Iran: America Goes on the Offensive


January17, 2007: In the last month, Iran has become aware that the U.S. is deliberately hunting down Iranian agents inside Iraq. For most of the last year, Iran believed that it's high ranking contacts in the Iraqi government gave its men immunity. Certainly the Iraqi police would not touch them (the head of the national police, and Interior Ministry, was a pro-Iranian Iraqi Shia). But the Americans simply brush aside any Iraqi troops or police who get in the way, and grab Iranians. This is being done without much publicity at all. It's as if the Americans were just collecting evidence and building a case. A case for what?

January 1 6, 2007: The government claimed it shot down an American UAV, but offered no evidence. The U.S. says it has not lost any UAVs lately. It's no secret that American UAVs regularly monitor the Iranian side of the Iran-Iraq border.

Russia announced that it had delivered another shipment of Tor-M1 short range anti-aircraft missiles to Iran. These systems have a maximum range of 12 kilometers, and a max altitude of about 20,000 feet. They are used to defend specific targets, like nuclear research facilities and air bases. About a dozen Tor-M1 systems have been delivered so far, with another 17 to come.

January 15, 2007: The U.S. is sending another Patriot missile battalion to the Persian Gulf. The only thing this battalion could be used for, is stopping Iranian warplanes and missiles. The U.S. confirmed that this was the idea.

January 14, 2007: Iran admitted that it's nuclear program was behind schedule, and that its centrifuge effort, needed to produce radioactive material for power plants (or bombs) was encountering problems. Even with that, Iran appears to have no real obstacles to having nuclear weapons within five years. At that point, the reasoning goes, the Iranians can bully the Gulf Arabs without fear of American interference.

January 12, 2007: A British soldier, of Iranian descent, was arrested and charged with spying for Iran. The accused worked in Afghanistan as a translator for the British commander.

January 11, 2007: After a rather blunt threat from Iran, the UAE ( United Arab Emirates) said it would not cooperate with the U.S. in spying on Iran. The UAE knows that Iran's main targets in the area are Kuwait and Saudi Arabia. The smaller states along the west coast of the Persian Gulf have long survived by being nice to the local bullies and being an inconspicuous as possible. The smaller states hope that Iran and Saudi Arabia will fight it out, and, as has been the case for centuries, leave the little guys alone.

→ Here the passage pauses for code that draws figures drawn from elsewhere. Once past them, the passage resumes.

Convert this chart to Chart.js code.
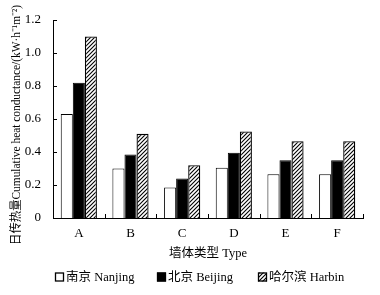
<!DOCTYPE html>
<html><head><meta charset="utf-8">
<script src="https://cdn.jsdelivr.net/npm/chart.js@4"></script>
<style>html,body{margin:0;padding:0;background:#fff}#w{width:380px;height:295px}</style>
</head><body><div id="w"><canvas id="c" width="380" height="295"></canvas></div>
<script>
const categories = ['A','B','C','D','E','F'];
const nanjing = [0.63, 0.30, 0.185, 0.305, 0.265, 0.265];
const beijing = [0.82, 0.385, 0.24, 0.395, 0.35, 0.35];
const harbin = [1.10, 0.51, 0.32, 0.525, 0.465, 0.465];
const seriesNames = ['南京 Nanjing','北京 Beijing','哈尔滨 Harbin'];
const yTicks = [0, 0.2, 0.4, 0.6, 0.8, 1.0, 1.2];
const yTitle = '日传热量Cumulative heat conductance/(kW·h⁻¹m⁻²)';

function hatch(){
  const s=4, cv=document.createElement('canvas'); cv.width=s; cv.height=s;
  const g=cv.getContext('2d'); g.fillStyle='#fff'; g.fillRect(0,0,s,s);
  g.strokeStyle='#000'; g.lineWidth=1.1;
  g.beginPath();
  g.moveTo(-1,s+1); g.lineTo(s+1,-1);
  g.moveTo(-1,1); g.lineTo(1,-1);
  g.moveTo(s-1,s+1); g.lineTo(s+1,s-1);
  g.stroke();
  return g.createPattern(cv,'repeat');
}
const pat = hatch();
const SERIF = '"Liberation Serif","Times New Roman","Noto Sans CJK SC",serif';

const tickPlugin = {
  id:'ticks',
  afterDraw(chart){
    const ctx=chart.ctx, x=chart.scales.x, y=chart.scales.y;
    ctx.save(); ctx.strokeStyle='#000'; ctx.lineWidth=1;
    yTicks.forEach(v=>{const py=Math.round(y.getPixelForValue(v))+0.5;
      ctx.beginPath(); ctx.moveTo(x.left,py); ctx.lineTo(x.left+4,py); ctx.stroke();});
    for(let i=0;i<=categories.length;i++){
      const px=Math.round(x.getPixelForValue(i-0.5))+0.5;
      ctx.beginPath(); ctx.moveTo(px,y.bottom); ctx.lineTo(px,y.bottom-4); ctx.stroke();
    }
    // legend
    const lx=[55,157,258], ly=277;
    ctx.font='12.5px '+SERIF; ctx.textBaseline='middle'; ctx.textAlign='left';
    chart.data.datasets.forEach((ds,i)=>{
      ctx.fillStyle=ds.backgroundColor; ctx.fillRect(lx[i],ly-4.5,9,9);
      ctx.strokeStyle='#000'; ctx.lineWidth=1.3; ctx.strokeRect(lx[i]+0.5,ly-4,8,8);
      ctx.fillStyle='#000'; ctx.fillText(ds.label,lx[i]+11,ly+0.5);
    });
    // y title
    ctx.translate(16.5,125); ctx.rotate(-Math.PI/2);
    ctx.fillStyle='#000'; ctx.textAlign='center'; ctx.textBaseline='middle';
    ctx.font='12px '+SERIF;
    const w=ctx.measureText(yTitle).width;
    const sc=Math.min(1,240/w);
    ctx.scale(sc,1);
    ctx.fillText(yTitle,0,0);
    ctx.restore();
  }
};

new Chart(document.getElementById('c'),{
  type:'bar',
  data:{labels:categories,datasets:[
    {label:seriesNames[0],data:nanjing,backgroundColor:'#fff',borderColor:'#000',borderWidth:1},
    {label:seriesNames[1],data:beijing,backgroundColor:'#000',borderColor:'#000',borderWidth:1},
    {label:seriesNames[2],data:harbin,backgroundColor:pat,borderColor:'#000',borderWidth:1.3}
  ]},
  options:{
    responsive:false,animation:false,devicePixelRatio:1,
    layout:{padding:{top:20,right:17,left:13,bottom:32}},
    datasets:{bar:{categoryPercentage:0.7,barPercentage:1}},
    plugins:{tooltip:{enabled:false},legend:{display:false}},
    scales:{
      x:{grid:{display:false},border:{color:'#000',width:1},
        ticks:{color:'#000',font:{family:SERIF,size:13},padding:0},
        afterFit(s){s.height=45;},
        title:{display:true,text:'墙体类型 Type',color:'#000',font:{family:SERIF,size:12.5},padding:{top:4,bottom:2}}},
      y:{min:0,max:1.2,grid:{display:false},border:{color:'#000',width:1},
        afterBuildTicks(s){s.ticks=yTicks.map(v=>({value:v}));},
        afterFit(s){s.width=40;},
        ticks:{color:'#000',font:{family:SERIF,size:13},padding:4,
          callback:v=>v===0?'0':v.toFixed(1)},
        title:{display:false}}
    }
  },
  plugins:[tickPlugin]
});
</script></body></html>
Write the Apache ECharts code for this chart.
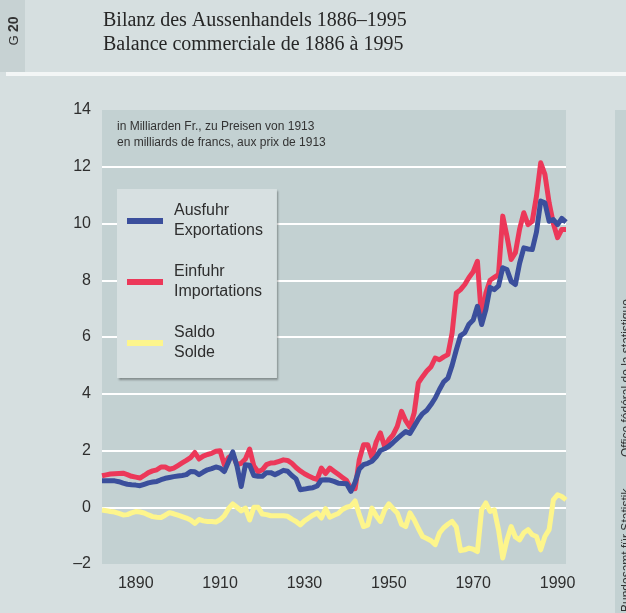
<!DOCTYPE html>
<html>
<head>
<meta charset="utf-8">
<script src="https://cdn.jsdelivr.net/npm/echarts@6/dist/echarts.min.js"></script>
<style>
html,body{margin:0;padding:0;background:#d6dfe0;}
#c{width:626px;height:613px;}
</style>
</head>
<body>
<div id="c"></div>
<script>
// Years 1882..1992 (positions follow the printed year scale)
const startYear = 1882;
const exportsVals = [
  0.93,0.93,0.93,0.93,0.90,0.85,0.81,0.79,
  0.78,0.76,0.81,0.86,0.89,0.91,0.97,1.02,1.05,1.08,
  1.10,1.12,1.15,1.26,1.25,1.15,1.24,1.32,1.36,1.42,
  1.38,1.26,1.60,1.95,1.45,0.73,1.50,1.48,1.12,1.09,
  1.09,1.22,1.22,1.15,1.22,1.30,1.27,1.12,1.00,0.62,
  0.64,0.67,0.69,0.75,0.96,0.97,0.96,0.91,0.85,0.84,
  0.83,0.56,0.88,1.35,1.50,1.55,1.62,1.78,2.00,2.06,
  2.15,2.28,2.42,2.55,2.67,2.60,2.85,3.10,3.30,3.42,
  3.62,3.85,4.15,4.42,4.55,5.00,5.55,6.05,6.15,6.45,
  6.60,7.08,6.44,6.97,7.75,7.67,7.80,8.44,8.38,7.96,
  7.85,8.60,9.14,9.10,9.08,9.70,10.79,10.73,10.08,10.14,
  9.96,10.18,10.05
];
const importsVals = [
  1.11,1.14,1.17,1.18,1.19,1.20,1.15,1.09,
  1.06,1.03,1.12,1.22,1.28,1.32,1.42,1.42,1.34,1.38,
  1.47,1.56,1.65,1.75,1.93,1.70,1.80,1.86,1.90,1.97,
  1.99,1.50,1.75,1.85,1.50,1.55,1.70,2.05,1.45,1.25,
  1.32,1.50,1.56,1.57,1.62,1.67,1.65,1.55,1.40,1.28,
  1.18,1.10,1.03,0.98,1.38,1.19,1.38,1.27,1.16,1.05,
  0.94,0.65,0.65,1.68,2.20,2.20,1.75,2.30,2.62,2.14,
  2.38,2.55,2.85,3.38,3.05,2.82,3.32,4.38,4.60,4.80,
  4.95,5.26,5.20,5.30,5.38,6.14,7.55,7.67,7.85,8.10,
  8.30,8.67,6.60,7.55,8.00,8.10,8.20,10.26,9.55,8.73,
  8.97,9.80,10.38,9.96,10.08,10.96,12.14,11.73,10.73,10.00,
  9.50,9.79,9.79
];
const saldoVals = [
  -0.10,-0.12,-0.15,-0.17,-0.22,-0.27,-0.26,-0.20,
  -0.15,-0.17,-0.20,-0.27,-0.33,-0.35,-0.36,-0.28,-0.19,-0.23,
  -0.28,-0.33,-0.38,-0.45,-0.57,-0.43,-0.48,-0.50,-0.50,-0.52,
  -0.44,-0.30,-0.05,0.12,0.00,-0.13,-0.03,-0.45,0.00,0.00,
  -0.24,-0.26,-0.30,-0.30,-0.30,-0.30,-0.32,-0.42,-0.50,-0.62,
  -0.48,-0.38,-0.28,-0.20,-0.38,-0.05,-0.35,-0.28,-0.22,-0.08,
  0.00,0.04,0.22,-0.26,-0.68,-0.63,-0.03,-0.30,-0.50,-0.10,
  0.12,-0.05,-0.20,-0.60,-0.68,-0.20,-0.44,-0.75,-1.03,-1.10,
  -1.18,-1.32,-0.91,-0.72,-0.60,-0.50,-0.70,-1.53,-1.50,-1.44,
  -1.48,-1.56,-0.09,0.15,-0.15,-0.09,-0.79,-1.79,-1.15,-0.68,
  -1.05,-1.15,-0.90,-0.79,-0.97,-1.03,-1.50,-1.03,-0.79,0.26,
  0.44,0.38,0.26
];
const xTickLabels = [1890, 1910, 1930, 1950, 1970, 1990];
const seriesNames = ['Ausfuhr\nExportations', 'Einfuhr\nImportations', 'Saldo\nSolde'];
const titleLines = ['Bilanz des Aussenhandels 1886–1995', 'Balance commerciale de 1886 à 1995'];
const unitLines = ['in Milliarden Fr., zu Preisen von 1913', 'en milliards de francs, aux prix de 1913'];
const sourceTexts = ['Bundesamt für Statistik', 'Office fédéral de la statistique'];

function pairs(vals){ return vals.map((v,i)=>[startYear+i, v]); }

const sans = '"Liberation Sans", Arial, sans-serif';
const chart = echarts.init(document.getElementById('c'), null, {renderer:'canvas'});
chart.setOption({
  animation: false,
  backgroundColor: '#d6dfe0',
  grid: {left: 102, right: 60, top: 110, bottom: 49, show: true, backgroundColor: '#c3d1d2', borderWidth: 0},
  xAxis: {
    type: 'value', min: 1882, max: 1992,
    axisLine: {show: false}, axisTick: {show: false}, splitLine: {show: false},
    axisLabel: {customValues: xTickLabels, formatter: v => String(v), fontSize: 16, color: '#2e2e2e', margin: 12, fontFamily: sans}
  },
  yAxis: {
    type: 'value', min: -2, max: 14, interval: 2,
    axisLine: {show: false}, axisTick: {show: false},
    splitLine: {show: true, showMinLine: false, showMaxLine: false, lineStyle: {color: '#ffffff', width: 2}},
    axisLabel: {fontSize: 16, color: '#2e2e2e', margin: 11, fontFamily: sans, formatter: v => String(v).replace('-', '–')}
  },
  legend: {
    orient: 'vertical', left: 117, top: 189,
    data: seriesNames,
    icon: 'rect', itemWidth: 36, itemHeight: 6, itemGap: 21,
    padding: [12, 14, 15, 10],
    backgroundColor: '#d7e0e1',
    borderWidth: 0,
    shadowColor: 'rgba(0,0,0,0.35)', shadowBlur: 2, shadowOffsetX: 1.5, shadowOffsetY: 1.5,
    selectedMode: false,
    textStyle: {fontSize: 16, lineHeight: 20, color: '#2e2e2e', fontFamily: sans, padding: [0,0,0,6]}
  },
  series: [
    {name: seriesNames[2], type: 'line', data: pairs(saldoVals), showSymbol: false, z: 1,
     lineStyle: {color: '#fdf58c', width: 5, join: 'round'}, itemStyle: {color: '#fdf58c'}},
    {name: seriesNames[1], type: 'line', data: pairs(importsVals), showSymbol: false, z: 2,
     lineStyle: {color: '#ec3859', width: 5, join: 'round'}, itemStyle: {color: '#ec3859'}},
    {name: seriesNames[0], type: 'line', data: pairs(exportsVals), showSymbol: false, z: 3,
     lineStyle: {color: '#3b4f9c', width: 5, join: 'round'}, itemStyle: {color: '#3b4f9c'}}
  ],
  graphic: [
    {type: 'rect', z: -10, shape: {x: 0, y: 0, width: 25, height: 72}, style: {fill: '#c7d2d3'}},
    {type: 'rect', z: -10, shape: {x: 6, y: 72, width: 620, height: 4}, style: {fill: '#f3f6f6'}},
    {type: 'rect', z: -10, shape: {x: 615, y: 110, width: 11, height: 503}, style: {fill: '#c3d1d2'}},
    {type: 'text', x: 14, y: 31, rotation: Math.PI/2,
     style: {text: '{a|G} {b|20}', align: 'center', verticalAlign: 'middle',
       rich: {a: {fontSize: 13, fontFamily: sans, fill: '#333'}, b: {fontSize: 14, fontWeight: 'bold', fontFamily: sans, fill: '#333'}}}},
    {type: 'text', x: 103, y: 9,
     style: {text: titleLines.join('\n'), font: '20px "Liberation Serif", serif', lineHeight: 24, fill: '#262626'}},
    {type: 'text', x: 117, y: 119,
     style: {text: unitLines.join('\n'), font: '12px ' + sans, lineHeight: 16, fill: '#333'}},
    {type: 'text', x: 621, y: 612, rotation: Math.PI/2,
     style: {text: sourceTexts[0], font: '12px ' + sans, fill: '#333', verticalAlign: 'top'}},
    {type: 'text', x: 621, y: 457, rotation: Math.PI/2,
     style: {text: sourceTexts[1], font: '12px ' + sans, fill: '#333', verticalAlign: 'top'}}
  ]
});
</script>
</body>
</html>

Meanwhile, in northern Iraq, American troops raided the Iranian "liaison office" (that was to become a consulate), arrested six people and seized documents and computers. The Kurds protested, but the U.S. apparently had evidence that Iran was running many Iraq operations out of this office. The Iranians protested that diplomatic immunity has been violated. But since Iranians took over the U.S. embassy in 1979, and took American diplomats hostage, the U.S. has considered Iran outlaws when it comes to the sanctity of embassies.

Along the Iraqi border, in south Iran, three explosions were heard. The government said the explosions were not near any oil facilities, and others said it was all about destroying minefields left over from the 1980-88 war.

January 10, 2007: The UN sanctions imposed last December were considered pretty weak. However, they are having a chilling effect on foreign investment in Iran. That's because, combined with the more vigorous moves by the U.S. against Iranian use of the international banking system, and the threat of more sanctions, or even war, foreign investors are backing away from Iran. In response, the Iranian government is trying to reassure potential investors. But this is difficult when Iranian president Ahmadinejad, and other hard liners, keep spouting off about destruction and making war.